The trustee may sell property . . . free and clear of any interest in such property of an entity other than the estate, only if-

1. applicable nonbankruptcy law permits sale of such property free and clear of such interest;

2. such entity consents;

3. such interest is a lien and the price at which such property is sold is greater than the aggregate value of all liens on such property;

4. such interest is in bona fide dispute; or

5. such entity could be compelled, in a legal or equitable proceeding, to accept a money satisfaction of such interest.

Id.

[6] The Court cited Cinema Service Corp. v. Edbee Corp., 774 F.2d 584 (3d Cir.1985) as grounds for imposing sanctions under Bankruptcy Rule 9011.

[7] Kimm failed to appear at the 22 April 1997 Hearing. See 22 April 1997 Tr.
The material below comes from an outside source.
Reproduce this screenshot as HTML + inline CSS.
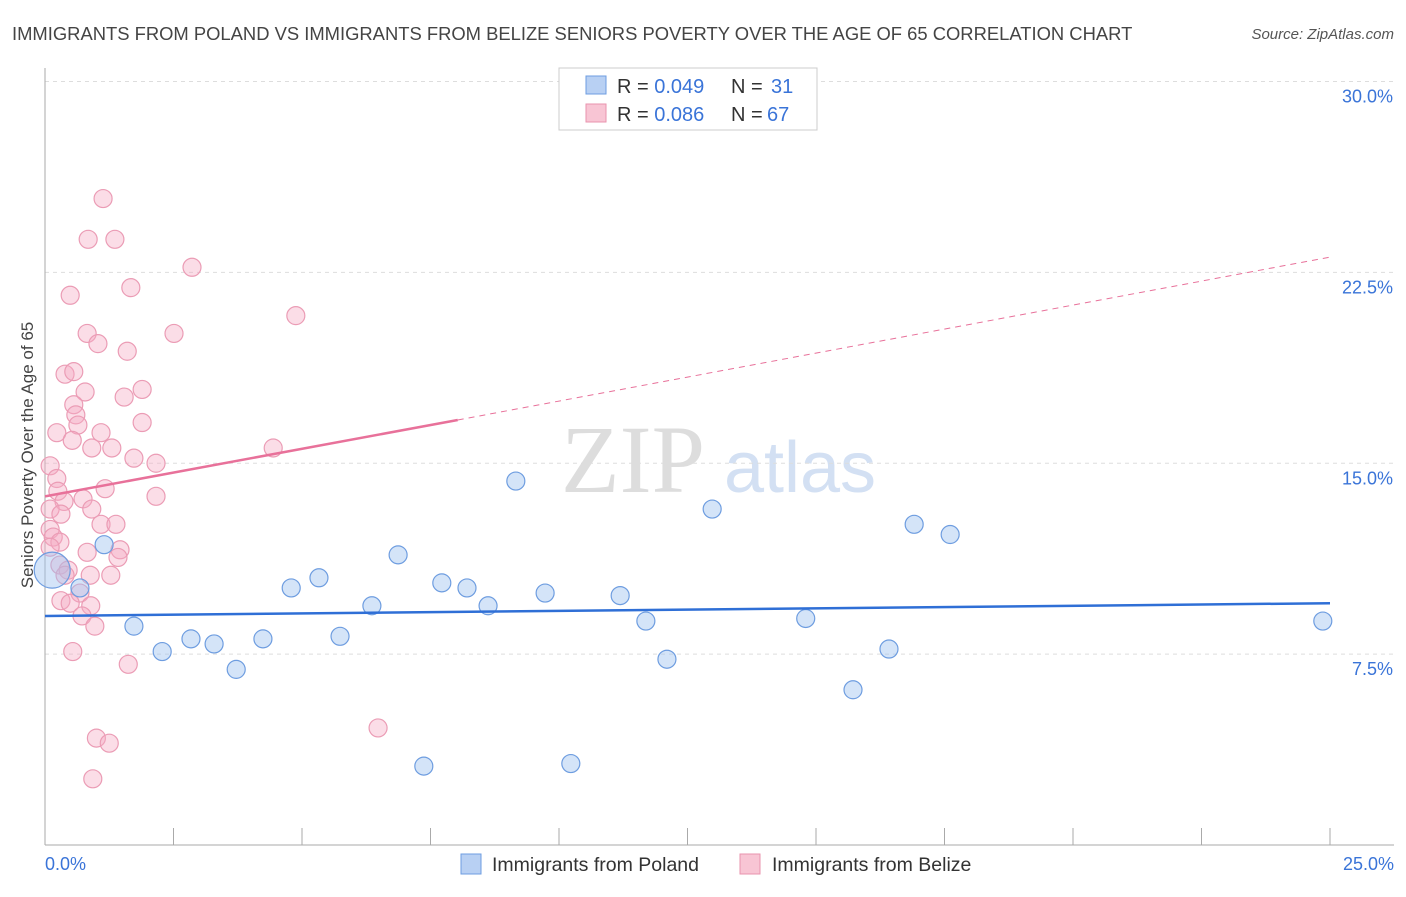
<!DOCTYPE html>
<html><head><meta charset="utf-8"><style>
body{margin:0;background:#fff;font-family:"Liberation Sans",sans-serif;}
</style></head><body>
<svg id="c" width="1406" height="892" xmlns="http://www.w3.org/2000/svg">
<text x="12" y="40" font-size="18.4" fill="#444">IMMIGRANTS FROM POLAND VS IMMIGRANTS FROM BELIZE SENIORS POVERTY OVER THE AGE OF 65 CORRELATION CHART</text>
<text x="1394" y="39" font-size="15" fill="#555" font-style="italic" text-anchor="end">Source: ZipAtlas.com</text>
<text x="33" y="455" font-size="17" fill="#444" transform="rotate(-90 33 455)" text-anchor="middle">Seniors Poverty Over the Age of 65</text>
<text x="633" y="492" font-size="96" fill="#ddd" font-family="Liberation Serif,serif" text-anchor="middle">ZIP</text>
<text x="800" y="492" font-size="72" fill="#d3e0f3" text-anchor="middle">atlas</text>
<g id="grid"></g><g id="axes"></g><g id="pts"></g><g id="lines"></g>
<g>
<rect x="559" y="68" width="258" height="62" fill="#fff" stroke="#ccc"/>
<rect x="586" y="76" width="20" height="18" fill="#b8d0f3" stroke="#6e9de0"/>
<rect x="586" y="104" width="20" height="18" fill="#f8c5d4" stroke="#e993ae"/>
<g font-size="20" fill="#333">
<text x="617" y="93">R = <tspan fill="#3a74d8">0.049</tspan></text>
<text x="731" y="93">N = </text>
<text x="771" y="93" fill="#3a74d8">31</text>
<text x="617" y="121">R = <tspan fill="#3a74d8">0.086</tspan></text>
<text x="731" y="121">N = </text>
<text x="767" y="121" fill="#3a74d8">67</text>
</g>
</g>
<g>
<rect x="461" y="854" width="20" height="20" fill="#b8d0f3" stroke="#6e9de0"/>
<text x="492" y="871" font-size="19.5" fill="#333">Immigrants from Poland</text>
<rect x="740" y="854" width="20" height="20" fill="#f8c5d4" stroke="#e993ae"/>
<text x="772" y="871" font-size="19.5" fill="#333">Immigrants from Belize</text>
</g>
</svg>
<script>
const yTicks=[7.5,15,22.5,30];
const yTickLabels=["7.5%","15.0%","22.5%","30.0%"];
const xTicks=[0,2.5,5,7.5,10,12.5,15,17.5,20,22.5,25];
const polandX=[0.14,1.15,0.68,1.73,2.28,2.84,3.29,3.72,4.24,4.79,5.33,5.74,6.36,6.87,7.37,7.72,8.21,8.62,9.73,10.23,9.16,11.19,11.69,12.1,12.98,14.8,15.72,16.42,16.91,17.61,24.86];
const polandY=[10.8,11.8,10.1,8.6,7.6,8.1,7.9,6.9,8.1,10.1,10.5,8.2,9.4,11.4,3.1,10.3,10.1,9.4,9.9,3.2,14.3,9.8,8.8,7.3,13.2,8.9,6.1,7.7,12.6,12.2,8.8];
const polandR=[18,9,9,9,9,9,9,9,9,9,9,9,9,9,9,9,9,9,9,9,9,9,9,9,9,9,9,9,9,9,9];
const belizeX=[1.13,0.84,1.36,2.86,0.49,1.67,4.88,2.51,0.82,1.03,1.6,0.39,0.56,0.78,1.89,1.54,0.56,0.6,1.89,0.64,0.23,1.09,0.53,0.91,1.3,4.44,1.73,2.16,0.1,0.23,1.17,2.16,0.25,0.74,0.37,0.91,0.1,0.31,1.09,1.38,0.1,0.16,0.29,0.1,0.82,1.46,1.42,0.29,0.45,0.39,0.88,1.28,0.68,0.31,0.49,0.89,0.72,0.97,0.54,1.62,6.48,1.0,1.25,0.93];
const belizeY=[25.4,23.8,23.8,22.7,21.6,21.9,20.8,20.1,20.1,19.7,19.4,18.5,18.6,17.8,17.9,17.6,17.3,16.9,16.6,16.5,16.2,16.2,15.9,15.6,15.6,15.6,15.2,15.0,14.9,14.4,14.0,13.7,13.9,13.6,13.5,13.2,13.2,13.0,12.6,12.6,12.4,12.1,11.9,11.7,11.5,11.6,11.3,11.0,10.8,10.6,10.6,10.6,9.9,9.6,9.5,9.4,9.0,8.6,7.6,7.1,4.6,4.2,4.0,2.6];
const X0=45,X1=1330,Y0=845,YS=25.45;
function sx(v){return X0+(X1-X0)*v/25;}
function sy(v){return Y0-YS*v;}
const NS="http://www.w3.org/2000/svg";
function mk(t,a,p){const e=document.createElementNS(NS,t);for(const k in a)e.setAttribute(k,a[k]);p.appendChild(e);return e;}
const gGrid=document.getElementById('grid'),gAxes=document.getElementById('axes'),gPts=document.getElementById('pts'),gLines=document.getElementById('lines');
yTicks.forEach((t,i)=>{
 const l=mk('line',{x1:X0,x2:1394,y1:sy(t),y2:sy(t),stroke:'#ddd','stroke-dasharray':'4,4'},gGrid);
 
 
 const tx=mk('text',{x:1393,y:sy(t)+21,'font-size':18,fill:'#3a74d8','text-anchor':'end'},gAxes);
 tx.textContent=yTickLabels[i];
 
 
});
const ya=mk('line',{x1:X0,x2:X0,y1:68,y2:845,stroke:'#aaa'},gAxes);


const xa=mk('line',{x1:X0,x2:1394,y1:845,y2:845,stroke:'#aaa'},gAxes);


xTicks.forEach(t=>{const l=mk('line',{x1:sx(t),x2:sx(t),y1:828,y2:845,stroke:'#aaa'},gAxes);
 
 });
let t0=mk('text',{x:45,y:870,'font-size':18,fill:'#3a74d8'},gAxes);t0.textContent='0.0%';


let t1=mk('text',{x:1394,y:870,'font-size':18,fill:'#3a74d8','text-anchor':'end'},gAxes);t1.textContent='25.0%';


belizeX.forEach((v,i)=>{const c=mk('circle',{cx:sx(v),cy:sy(belizeY[i]),r:9,fill:'rgba(246,170,195,0.4)',stroke:'#eb9cb5','stroke-width':1.2},gPts);
 
 });
polandX.forEach((v,i)=>{const c=mk('circle',{cx:sx(v),cy:sy(polandY[i]),r:polandR[i],fill:'rgba(160,195,240,0.45)',stroke:'#6e9de0','stroke-width':1.2},gPts);
 
 });
const bl=mk('line',{x1:sx(0),y1:sy(9.0),x2:sx(25),y2:sy(9.5),stroke:'#2f6fd6','stroke-width':2.5},gLines);


const pl=mk('line',{x1:sx(0),y1:sy(13.7),x2:sx(8.03),y2:sy(16.7),stroke:'#e8719a','stroke-width':2.5},gLines);


const pd=mk('line',{x1:sx(8.03),y1:sy(16.7),x2:sx(25),y2:sy(23.1),stroke:'#e8719a','stroke-width':1,'stroke-dasharray':'6,5'},gLines);


</script>
</body></html>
At 8.

[8] Y.J. argues Bankruptcy Judge Gambardella committed errors that were clearly erroneous as to the factual finding that the Petition had been filed in bad faith. See Y.J. Brief at 1. Y.J. argues that abuse of discretion is the proper standard of review of the legal conclusions of Bankruptcy Judge Gambardella. See id. at 2 (citing In re Brown, 951 F.2d 564). As indicated, the legal conclusions of Bankruptcy Judge Gambardella are subject to de novo or plenary review; the factual findings are reviewed for clear error.

[9] Kimm filed the Petition on behalf of Y.J. Anemone subsequently argued Kimm had a conflict because he purported to represent Y.J. and Kyung Son, Y.J.'s largest unsecured debtor. After this issue was raised, Y.J. retained Levitt to represent its interests in the bankruptcy proceedings. See Y.J. Brief at 19.
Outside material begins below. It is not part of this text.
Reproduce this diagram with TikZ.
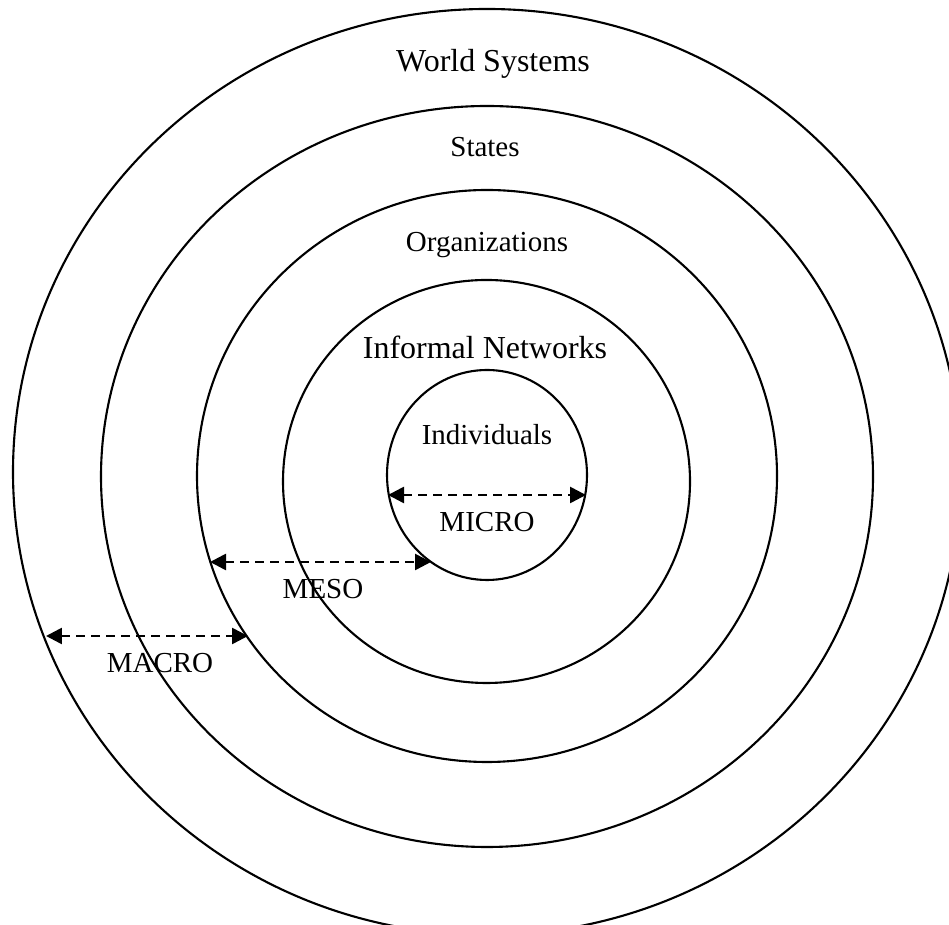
\documentclass[tikz,border=0pt]{standalone}
\usepackage{fontspec}
\setmainfont{Liberation Serif}
\usetikzlibrary{arrows.meta}
\tikzset{
  ring/.style={line width=1.2pt},
  span/.style={line width=1.5pt, dash pattern=on 0.17cm off 0.13cm, {Triangle[length=0.32cm,width=0.32cm]}-{Triangle[length=0.32cm,width=0.32cm]}},
  biglabel/.style={anchor=base, inner sep=0pt, font=\fontsize{18.2}{22}\selectfont},
  label/.style={anchor=base, inner sep=0pt, font=\fontsize{16.5}{20}\selectfont}
}
\begin{document}
\begin{tikzpicture}[x=0.02cm,y=0.02cm]
\useasboundingbox (0,0) rectangle (949,925);
\clip (0,0) rectangle (949,925);
% circles
\draw [ring] (487,453) ellipse [x radius=474, y radius=463];
\draw [ring] (487,448.5) ellipse [x radius=386, y radius=370.5];
\draw [ring] (487,449) ellipse [x radius=290, y radius=286];
\draw [ring] (486.5,443.5) ellipse [x radius=203.5, y radius=201.5];
\draw [ring] (487,450) ellipse [x radius=100, y radius=105];

% arrows
\coordinate (microL) at (388,430);
\coordinate (microR) at (586,430);
\coordinate (mesoL) at (210,363);
\coordinate (mesoR) at (431,363);
\coordinate (macroL) at (46,289);
\coordinate (macroR) at (248,289);
\draw [span] (microL) -- (microR);
\draw [span] (mesoL) -- (mesoR);
\draw [span] (macroL) -- (macroR);

% labels
\node [biglabel] (world) at (493,853) {World Systems};
\node [label] (states) at (485,768) {States};
\node [label] (orgs) at (487,673) {Organizations};
\node [biglabel] (informal) at (485,566) {Informal Networks};
\node [label] (indiv) at (487,480) {Individuals};
\node [label] (micro) at (487,393) {MICRO};
\node [label] (meso) at (323,326) {MESO};
\node [label] (macro) at (160,252) {MACRO};

\end{tikzpicture}
\end{document}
[10] Y.J. turned control of the Flower Shop over to Galen, prior to the anticipated closing.

[11] Y.J. argues that Bankruptcy Judge Gambardella failed to make specific findings of bad faith. This argument has no basis in the record.

[12] As indicated, Kimm failed to appear at the 22 April 1997 Hearing.

[13] In their declarations, filed in opposition to the Anemone Sanction Motion, Y.J. and Kimm for the most part merely reargued Bankruptcy Judge Gambardella's bad faith finding; they do not address the issue of ability to pay factually or legally. See Son Decl. at 33; Kimm Decl at 5, 6.